There now really is a little box near him, giving me anxiety.

*

I still haven’t reached out. I keep assuming that someone from back home will get in touch once they know something. Understand better what the diagnosis is.

I don’t know whatever happened to the redwood table. Maybe it’s hidden away in Dad’s shop. Or perhaps it disappeared without me ever realizing as the water hauler did — by that time; I was too busy with my own life to care about his.

I care now, though, so I drop him a line and ask how he’s doing. We exchange four very brief messages. Outlining in clipped formal sentences the overview of our respective lives. Then, once again, we go our separate ways.

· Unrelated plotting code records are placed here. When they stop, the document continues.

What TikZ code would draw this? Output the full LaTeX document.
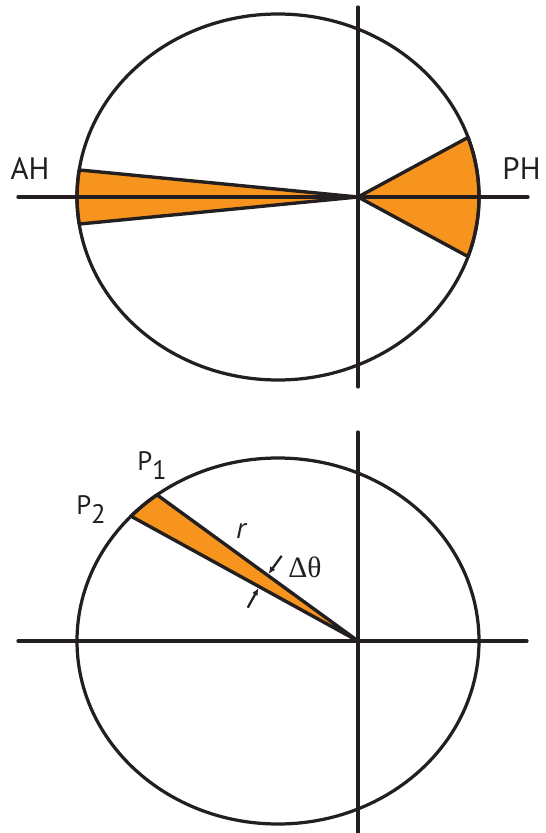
\documentclass[tikz,border=0pt]{standalone}
\usepackage{fontspec}
\setmainfont{PT Sans}
\newfontfamily\greekserif{Liberation Serif}
\usepackage{tikz}
\usetikzlibrary{calc,arrows.meta}
\definecolor{orb-fill}{HTML}{F7941E}
\definecolor{orb-line}{HTML}{231F20}

\begin{document}
\begin{tikzpicture}[
    x=0.025cm, y=-0.025cm,
    orbit/.style={draw=orb-line, line width=2.3pt},
    axis/.style={draw=orb-line, line width=2.3pt, line cap=round},
    wedge/.style={fill=orb-fill, draw=orb-line, line width=2.4pt, line join=round},
    tick/.style={-{Latex[length=5pt,width=4.5pt]}, draw=orb-line, line width=1.6pt, shorten >=1.2pt},
    lab/.style={text=orb-line, inner sep=0pt, font=\fontsize{22}{26}\selectfont}
]
\useasboundingbox (0,0) rectangle (545,833);

% ── Figura superior: AH e PH ──────────────────────────────────
\coordinate (c1) at (278,197);
\coordinate (f1) at (358,197);

\path[wedge] (f1) -- ($(c1)+(188.5:201 and 183)$)
    arc[start angle=188.5, end angle=171.5, x radius=201, y radius=183] -- cycle;
\path[wedge] (f1) -- ($(c1)+(-19:201 and 183)$)
    arc[start angle=-19, end angle=19, x radius=201, y radius=183] -- cycle;

\draw[orbit] (c1) ellipse [x radius=201, y radius=183];
\draw[axis] (18,197) -- (528,197);
\draw[axis] (358,7) -- (358,387);

\node[lab] (ah) at (30,168.5) {AH};
\node[lab] (ph) at (521.5,168.5) {PH};

% ── Figura inferior: setor entre P1 e P2 ──────────────────────
\coordinate (c2) at (278,641);
\coordinate (f2) at (358,641);
\coordinate (p1) at ($(c2)+(233:201 and 183)$);
\coordinate (p2) at ($(c2)+(223:201 and 183)$);

\path[wedge] (f2) -- (p1)
    arc[start angle=233, end angle=223, x radius=201, y radius=183] -- cycle;

\draw[orbit] (c2) ellipse [x radius=201, y radius=183];
\draw[axis] (18,641) -- (527,641);
\draw[axis] (358,432) -- (358,833);

% setas do angulo
\coordinate (t1) at ($(f2)!0.45!(p1)$);
\coordinate (t2) at ($(f2)!0.435!(p2)$);
\draw[tick] ($(t1)!17pt!90:(f2)$) -- (t1);
\draw[tick] ($(t2)!17pt!-90:(f2)$) -- (t2);

\node[lab, font=\fontsize{19}{23}\selectfont, anchor=base west] (lp1) at (137,470) {P\raisebox{-6.5pt}{1}};
\node[lab, font=\fontsize{19}{23}\selectfont, anchor=base west] (lp2) at (76,514) {P\raisebox{-6.5pt}{2}};
\node[lab, font=\fontsize{21}{25}\selectfont\itshape, anchor=base] (lr) at (241,538) {r};
\node[lab, font=\fontsize{21}{25}\selectfont\greekserif, anchor=base west] (ldt) at (288,577) {Δθ};

\end{tikzpicture}
\end{document}
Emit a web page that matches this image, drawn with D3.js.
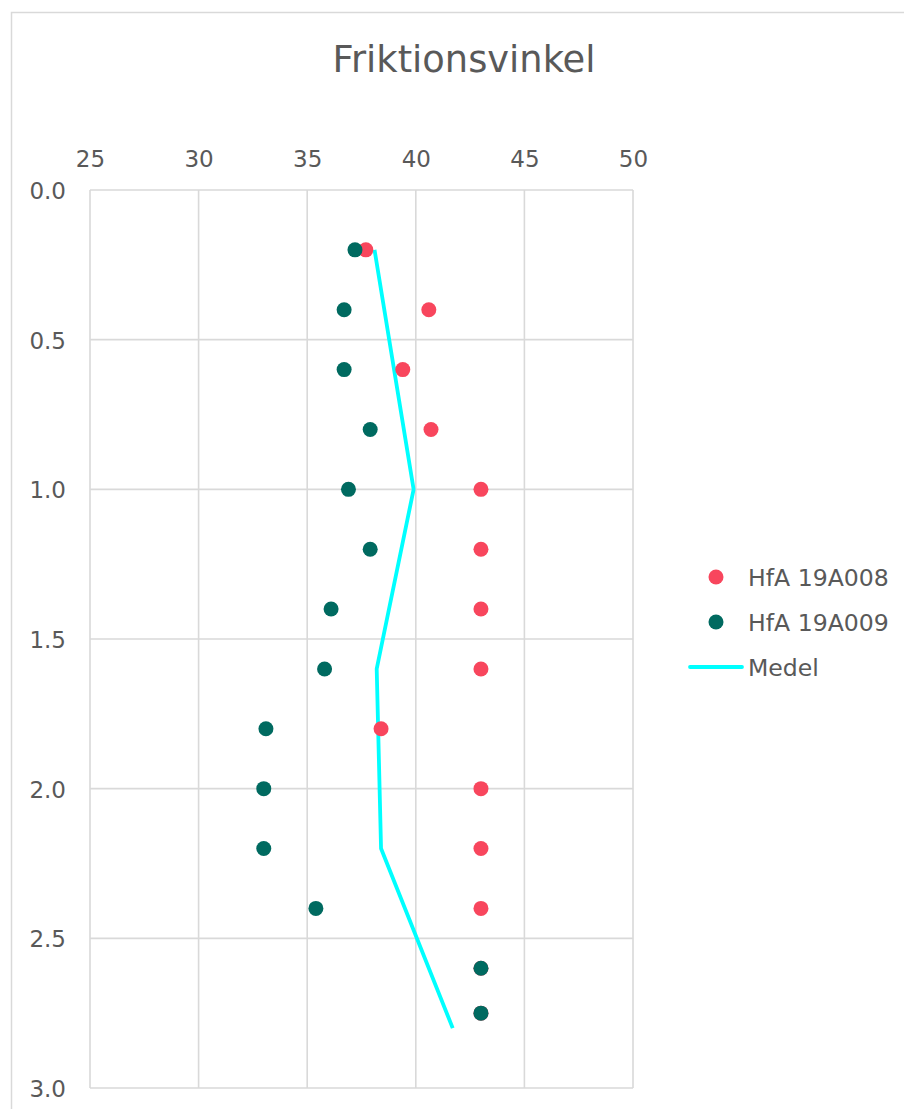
<!DOCTYPE html>
<html>
<head>
<meta charset="utf-8">
<script src="https://cdn.jsdelivr.net/npm/d3@7/dist/d3.min.js"></script>
<style>
  html, body { margin: 0; padding: 0; background: #fff; }
  svg { display: block; }
  text { font-family: "DejaVu Sans", Verdana, sans-serif; fill: #595959; }
</style>
</head>
<body>
<svg id="chart" width="904" height="1109"></svg>
<script>
// ---- data ----
const title = "Friktionsvinkel";
const seriesNames = ["HfA 19A008", "HfA 19A009", "Medel"];
const xTicks = [25, 30, 35, 40, 45, 50];
const yTicks = [0.0, 0.5, 1.0, 1.5, 2.0, 2.5, 3.0];

const depth008 = [0.2, 0.4, 0.6, 0.8, 1.0, 1.2, 1.4, 1.6, 1.8, 2.0, 2.2, 2.4, 2.6, 2.75];
const fric008  = [37.7, 40.6, 39.4, 40.7, 43.0, 43.0, 43.0, 43.0, 38.4, 43.0, 43.0, 43.0, 43.0, 43.0];

const depth009 = [0.2, 0.4, 0.6, 0.8, 1.0, 1.2, 1.4, 1.6, 1.8, 2.0, 2.2, 2.4, 2.6, 2.75];
const fric009  = [37.2, 36.7, 36.7, 37.9, 36.9, 37.9, 36.1, 35.8, 33.1, 33.0, 33.0, 35.4, 43.0, 43.0];

const depthMedel = [0.2, 1.0, 1.6, 2.2, 2.8];
const fricMedel  = [38.1, 39.9, 38.2, 38.4, 41.7];

// ---- styles ----
const colors = ["#F8465D", "#006A60", "#00FFFF"];
const gridColor = "#d9d9d9";

const svg = d3.select("#chart");

// outer chart border
svg.append("rect")
  .attr("x", 11.5).attr("y", 12.5)
  .attr("width", 1000).attr("height", 1200)
  .attr("fill", "none").attr("stroke", gridColor).attr("stroke-width", 1.5);

// title
svg.append("text")
  .attr("x", 464).attr("y", 72)
  .attr("text-anchor", "middle")
  .style("font-size", "36.8px")
  .text(title);

const x = d3.scaleLinear().domain([25, 50]).range([90, 633]);
const y = d3.scaleLinear().domain([0, 3]).range([190, 1088]);

// gridlines
const grid = svg.append("g");
grid.selectAll("line.v").data(xTicks).join("line")
  .attr("x1", d => x(d)).attr("x2", d => x(d))
  .attr("y1", y(0)).attr("y2", y(3))
  .attr("stroke", gridColor).attr("stroke-width", 1.6);
grid.selectAll("line.h").data(yTicks).join("line")
  .attr("x1", x(25)).attr("x2", x(50))
  .attr("y1", d => y(d)).attr("y2", d => y(d))
  .attr("stroke", gridColor).attr("stroke-width", 1.6);

// axes
const xAxis = svg.append("g")
  .attr("transform", `translate(0,${y(0)})`)
  .call(d3.axisTop(x).tickValues(xTicks).tickSize(0).tickPadding(23).tickFormat(d3.format("d")));
const yAxis = svg.append("g")
  .attr("transform", `translate(${x(25)},0)`)
  .call(d3.axisLeft(y).tickValues(yTicks).tickSize(0).tickPadding(24).tickFormat(d3.format(".1f")));
[xAxis, yAxis].forEach(a => {
  a.select(".domain").remove();
  a.selectAll("text").style("font-size", "23px").attr("fill", "#595959")
    .style("font-family", '"DejaVu Sans", Verdana, sans-serif');
});
yAxis.selectAll("text").attr("dy", "0.37em");

// medel line
const medel = depthMedel.map((d, i) => ({ d, v: fricMedel[i] }));
svg.append("path")
  .datum(medel)
  .attr("fill", "none")
  .attr("stroke", colors[2])
  .attr("stroke-width", 3.8)
  .attr("stroke-linejoin", "round")
  .attr("d", d3.line().x(p => x(p.v)).y(p => y(p.d)));

// scatter series
const s008 = depth008.map((d, i) => ({ d, v: fric008[i] }));
const s009 = depth009.map((d, i) => ({ d, v: fric009[i] }));
svg.append("g").selectAll("circle").data(s008).join("circle")
  .attr("cx", p => x(p.v)).attr("cy", p => y(p.d)).attr("r", 7.5)
  .attr("fill", colors[0]);
svg.append("g").selectAll("circle").data(s009).join("circle")
  .attr("cx", p => x(p.v)).attr("cy", p => y(p.d)).attr("r", 7.5)
  .attr("fill", colors[1]);

// legend
const legend = svg.append("g");
const legY = [577, 622, 667];
seriesNames.forEach((name, i) => {
  if (i < 2) {
    legend.append("circle")
      .attr("cx", 716).attr("cy", legY[i]).attr("r", 7.5)
      .attr("fill", colors[i]);
  } else {
    legend.append("line")
      .attr("x1", 690).attr("x2", 742)
      .attr("y1", legY[i]).attr("y2", legY[i])
      .attr("stroke", colors[i]).attr("stroke-width", 3.8)
      .attr("stroke-linecap", "round");
  }
  legend.append("text")
    .attr("x", 748).attr("y", legY[i]).attr("dy", "0.37em")
    .style("font-size", "23.6px")
    .text(name);
});
</script>
</body>
</html>
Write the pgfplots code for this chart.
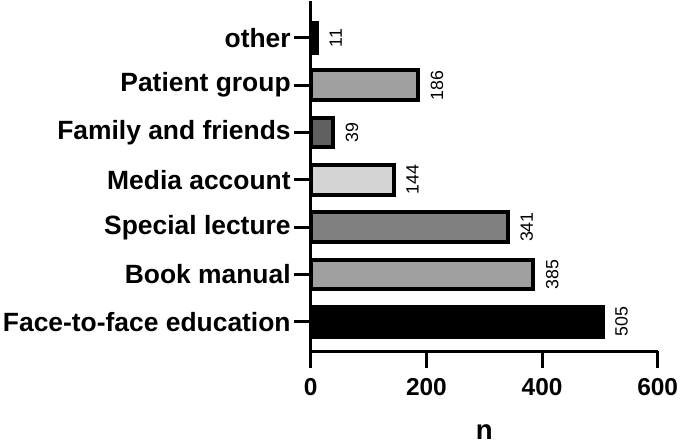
\documentclass[border=0pt]{standalone}
\usepackage{pgfplots}
\pgfplotsset{compat=1.18}
\usepackage{fontspec}
\setmainfont{Liberation Sans}
\definecolor{cBlack}{HTML}{000000}
\definecolor{cMid}{HTML}{A0A0A0}
\definecolor{cDark}{HTML}{606060}
\definecolor{cLight}{HTML}{D4D4D4}
\definecolor{cSpec}{HTML}{808080}
\begin{document}
\begin{tikzpicture}
\begin{axis}[
  scale only axis,
  width=176pt, height=177.5pt,
  xmin=0, xmax=600, ymin=-0.625, ymax=6.77,
  axis x line=bottom, axis y line=left,
  axis line style={-, line width=1.5pt},
  xtick={0,200,400,600},
  ytick={0,1,2,3,4,5,6},
  yticklabels={Face-to-face education,Book manual,Special lecture,Media account,Family and friends,Patient group,other},
  tick align=outside,
  major tick length=8.5pt,
  tick style={line width=1.5pt, black},
  /pgf/number format/assume math mode=true,
  yticklabel style={font=\fontsize{13.4}{15}\selectfont\bfseries, inner xsep=1.5pt},
  xticklabel style={font=\fontsize{12.4}{14}\selectfont\bfseries, inner ysep=0pt, inner xsep=3.5pt, yshift=-5pt},
  xlabel={n},
  xlabel style={font=\fontsize{14}{16}\selectfont\bfseries, inner sep=2.5pt, yshift=-12pt},
  xbar, bar width=0.625, bar shift=0pt,
  nodes near coords,
  every node near coord/.append style={rotate=90, anchor=north, font=\fontsize{9}{11}\selectfont, yshift=-2pt},
  clip=false,
]
\addplot[fill=cBlack, draw=black, line width=2pt] coordinates {(505,0)};
\addplot[fill=cMid, draw=black, line width=2pt] coordinates {(385,1)};
\addplot[fill=cSpec, draw=black, line width=2pt] coordinates {(341,2)};
\addplot[fill=cLight, draw=black, line width=2pt] coordinates {(144,3)};
\addplot[fill=cDark, draw=black, line width=2pt] coordinates {(39,4)};
\addplot[fill=cMid, draw=black, line width=2pt] coordinates {(186,5)};
\addplot[fill=cBlack, draw=black, line width=2pt] coordinates {(11,6)};
\end{axis}
\end{tikzpicture}
\end{document}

I don’t know how to do this any differently. I don’t know how to make a better effort. It’s as though I have a blockage in me — some sort of sturdy brick wall that keeps me from emotionally opening up to my father.

I look at the redwood table, covered in dust and wonder if the owner of this piece of furniture once thought of it as a staple in their family. I look at the yellow-orange leaves drifting down from treetop branches — pinched and loosened fingers dropping remnants of past lives.

I’ve never loved fall because it reminds me of death. But as I watch a rainfall of teardrop-shaped leaves make their way through the Autumn-cold air, I realize that with death comes life and all sorts of opportunities for new beginnings.

Instead of leaving our brief message thread the way it is, I pull out my phone, find Dad and try just a little harder to make contact.